I think in the time since then Prometheus has become a b-level villain at best with a really great introduction. There seems to be more potential in the character, especially with his relationship to the realms of the dead via the Ghost Zone, but that aspect of him is hardly mentioned again. In fact, over the course of his next few appearances, Prometheus devolved into little more than a Deathstroke knock-off, which is a shame since he has more in common with the old Batman foe Wrath than any assassin or merc for hire.

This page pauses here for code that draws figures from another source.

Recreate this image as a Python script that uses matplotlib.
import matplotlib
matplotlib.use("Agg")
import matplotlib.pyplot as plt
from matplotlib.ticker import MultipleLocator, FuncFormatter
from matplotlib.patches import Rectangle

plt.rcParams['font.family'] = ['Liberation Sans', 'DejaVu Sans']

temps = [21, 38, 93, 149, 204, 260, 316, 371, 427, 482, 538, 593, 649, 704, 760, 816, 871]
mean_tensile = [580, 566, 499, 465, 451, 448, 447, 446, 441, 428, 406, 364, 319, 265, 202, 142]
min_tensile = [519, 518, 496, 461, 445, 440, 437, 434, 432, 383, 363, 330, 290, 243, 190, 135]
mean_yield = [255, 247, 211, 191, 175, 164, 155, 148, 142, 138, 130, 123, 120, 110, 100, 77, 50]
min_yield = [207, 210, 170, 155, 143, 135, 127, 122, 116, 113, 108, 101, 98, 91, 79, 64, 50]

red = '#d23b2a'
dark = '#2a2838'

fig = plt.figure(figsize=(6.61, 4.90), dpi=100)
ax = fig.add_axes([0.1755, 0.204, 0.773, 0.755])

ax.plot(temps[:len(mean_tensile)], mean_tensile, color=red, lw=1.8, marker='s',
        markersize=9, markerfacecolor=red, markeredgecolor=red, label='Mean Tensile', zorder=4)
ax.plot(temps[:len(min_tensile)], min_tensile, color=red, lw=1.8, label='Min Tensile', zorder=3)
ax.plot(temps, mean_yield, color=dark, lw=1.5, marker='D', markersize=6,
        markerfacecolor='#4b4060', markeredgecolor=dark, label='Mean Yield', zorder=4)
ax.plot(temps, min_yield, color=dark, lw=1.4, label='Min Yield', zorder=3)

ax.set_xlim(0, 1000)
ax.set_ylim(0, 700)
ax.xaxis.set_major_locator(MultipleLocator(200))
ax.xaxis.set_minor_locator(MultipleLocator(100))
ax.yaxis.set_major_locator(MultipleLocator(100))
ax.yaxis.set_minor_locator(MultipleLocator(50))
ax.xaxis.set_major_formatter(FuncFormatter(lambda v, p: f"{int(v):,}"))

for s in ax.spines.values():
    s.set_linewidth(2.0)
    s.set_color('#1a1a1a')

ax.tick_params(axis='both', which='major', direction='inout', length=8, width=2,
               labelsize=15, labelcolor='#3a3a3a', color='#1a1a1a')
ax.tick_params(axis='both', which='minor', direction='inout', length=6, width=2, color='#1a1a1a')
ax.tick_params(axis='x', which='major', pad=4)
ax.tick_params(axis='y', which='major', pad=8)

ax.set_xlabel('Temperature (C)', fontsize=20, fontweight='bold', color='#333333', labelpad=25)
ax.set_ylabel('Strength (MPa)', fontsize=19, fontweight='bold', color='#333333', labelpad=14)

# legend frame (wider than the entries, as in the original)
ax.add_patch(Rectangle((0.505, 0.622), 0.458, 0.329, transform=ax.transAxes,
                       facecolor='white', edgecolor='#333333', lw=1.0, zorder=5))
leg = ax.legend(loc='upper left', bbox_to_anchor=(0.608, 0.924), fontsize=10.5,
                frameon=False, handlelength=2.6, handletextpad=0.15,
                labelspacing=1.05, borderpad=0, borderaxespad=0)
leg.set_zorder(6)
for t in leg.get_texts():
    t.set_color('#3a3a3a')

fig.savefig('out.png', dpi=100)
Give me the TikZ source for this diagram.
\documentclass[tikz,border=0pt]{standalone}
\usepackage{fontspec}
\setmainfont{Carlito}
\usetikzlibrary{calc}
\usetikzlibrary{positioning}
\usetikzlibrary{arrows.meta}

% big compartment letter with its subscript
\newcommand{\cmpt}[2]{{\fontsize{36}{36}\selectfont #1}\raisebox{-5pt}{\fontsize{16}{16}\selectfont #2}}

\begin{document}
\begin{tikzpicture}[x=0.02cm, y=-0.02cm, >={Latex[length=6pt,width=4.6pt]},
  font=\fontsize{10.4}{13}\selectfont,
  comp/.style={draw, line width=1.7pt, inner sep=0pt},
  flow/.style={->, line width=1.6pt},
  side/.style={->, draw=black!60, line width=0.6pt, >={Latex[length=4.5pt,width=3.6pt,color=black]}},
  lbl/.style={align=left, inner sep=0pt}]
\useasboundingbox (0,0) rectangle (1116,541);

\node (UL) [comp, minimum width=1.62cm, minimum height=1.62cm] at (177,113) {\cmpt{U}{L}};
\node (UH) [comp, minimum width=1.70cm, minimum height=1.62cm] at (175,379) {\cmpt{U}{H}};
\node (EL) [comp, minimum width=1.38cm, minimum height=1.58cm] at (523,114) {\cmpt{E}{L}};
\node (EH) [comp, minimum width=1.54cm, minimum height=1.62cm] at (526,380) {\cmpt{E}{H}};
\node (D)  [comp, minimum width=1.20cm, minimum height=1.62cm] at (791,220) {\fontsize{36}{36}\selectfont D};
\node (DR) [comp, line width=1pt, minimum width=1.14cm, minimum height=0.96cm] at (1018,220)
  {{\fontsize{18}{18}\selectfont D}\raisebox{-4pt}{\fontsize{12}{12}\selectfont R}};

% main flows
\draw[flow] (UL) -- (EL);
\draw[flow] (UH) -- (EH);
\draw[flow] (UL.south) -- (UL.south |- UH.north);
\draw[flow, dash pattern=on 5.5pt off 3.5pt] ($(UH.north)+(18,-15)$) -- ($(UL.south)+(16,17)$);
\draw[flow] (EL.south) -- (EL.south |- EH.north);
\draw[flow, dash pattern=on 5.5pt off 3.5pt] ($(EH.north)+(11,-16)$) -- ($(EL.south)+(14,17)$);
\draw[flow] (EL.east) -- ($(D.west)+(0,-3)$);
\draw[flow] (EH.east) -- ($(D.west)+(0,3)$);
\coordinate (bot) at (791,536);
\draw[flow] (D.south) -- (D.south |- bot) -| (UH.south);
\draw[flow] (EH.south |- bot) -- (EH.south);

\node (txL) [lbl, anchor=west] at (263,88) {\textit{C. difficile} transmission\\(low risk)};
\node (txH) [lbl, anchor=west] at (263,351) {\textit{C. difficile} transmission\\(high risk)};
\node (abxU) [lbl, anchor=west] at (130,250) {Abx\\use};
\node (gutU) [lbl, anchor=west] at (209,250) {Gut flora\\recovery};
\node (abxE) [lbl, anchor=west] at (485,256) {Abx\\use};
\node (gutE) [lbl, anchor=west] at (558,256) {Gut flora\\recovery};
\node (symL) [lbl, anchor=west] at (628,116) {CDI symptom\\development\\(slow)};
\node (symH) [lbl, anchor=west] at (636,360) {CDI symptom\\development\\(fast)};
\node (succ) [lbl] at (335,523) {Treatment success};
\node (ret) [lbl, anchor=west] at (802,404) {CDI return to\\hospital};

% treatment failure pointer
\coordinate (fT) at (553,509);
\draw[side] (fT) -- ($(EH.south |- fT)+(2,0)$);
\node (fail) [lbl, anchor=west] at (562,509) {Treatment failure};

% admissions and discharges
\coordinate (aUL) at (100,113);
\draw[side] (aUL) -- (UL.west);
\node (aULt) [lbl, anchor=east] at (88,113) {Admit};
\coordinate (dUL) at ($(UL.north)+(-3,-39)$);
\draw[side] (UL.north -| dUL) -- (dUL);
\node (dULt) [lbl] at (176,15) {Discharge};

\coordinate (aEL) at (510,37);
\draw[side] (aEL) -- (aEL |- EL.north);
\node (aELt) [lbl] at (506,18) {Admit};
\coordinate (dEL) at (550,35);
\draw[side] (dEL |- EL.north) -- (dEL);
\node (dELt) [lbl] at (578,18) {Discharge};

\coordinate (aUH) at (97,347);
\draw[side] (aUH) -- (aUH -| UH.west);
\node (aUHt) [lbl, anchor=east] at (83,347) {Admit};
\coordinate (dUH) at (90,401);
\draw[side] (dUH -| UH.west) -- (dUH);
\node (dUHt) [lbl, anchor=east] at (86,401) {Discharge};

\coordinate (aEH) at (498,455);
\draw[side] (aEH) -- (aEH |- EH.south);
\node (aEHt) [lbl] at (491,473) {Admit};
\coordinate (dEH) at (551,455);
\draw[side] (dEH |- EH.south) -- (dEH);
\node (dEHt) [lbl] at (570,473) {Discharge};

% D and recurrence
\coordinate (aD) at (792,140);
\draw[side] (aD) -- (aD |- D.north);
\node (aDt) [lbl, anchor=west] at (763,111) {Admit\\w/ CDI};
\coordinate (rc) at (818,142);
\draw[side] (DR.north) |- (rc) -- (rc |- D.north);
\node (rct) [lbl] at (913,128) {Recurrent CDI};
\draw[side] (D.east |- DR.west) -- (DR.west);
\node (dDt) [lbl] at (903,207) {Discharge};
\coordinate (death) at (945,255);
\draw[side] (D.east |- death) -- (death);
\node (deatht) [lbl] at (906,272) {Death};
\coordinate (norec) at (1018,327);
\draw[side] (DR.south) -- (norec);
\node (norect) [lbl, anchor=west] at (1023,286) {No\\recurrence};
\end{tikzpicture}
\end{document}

I've already gushed about Morrison's work before (see my obsessive love letter to Marvel Boy), so I'll talk about the art here instead. Morrison's regular JLA collaborator Howard Porter only draws #16 of the issues mentioned, while the other two are by Arnie Jorgenson, an artist whose name I don't see around much. His style is a bit more wide-eyed and manga influenced than Porter, but there's a commonality in the inking and both artists penchant for drawing the characters in very exaggerated, almost Kirby-esque poses. I even like his take on the electric blue Superman, something Morrison was saddled with during the first half of his JLA run.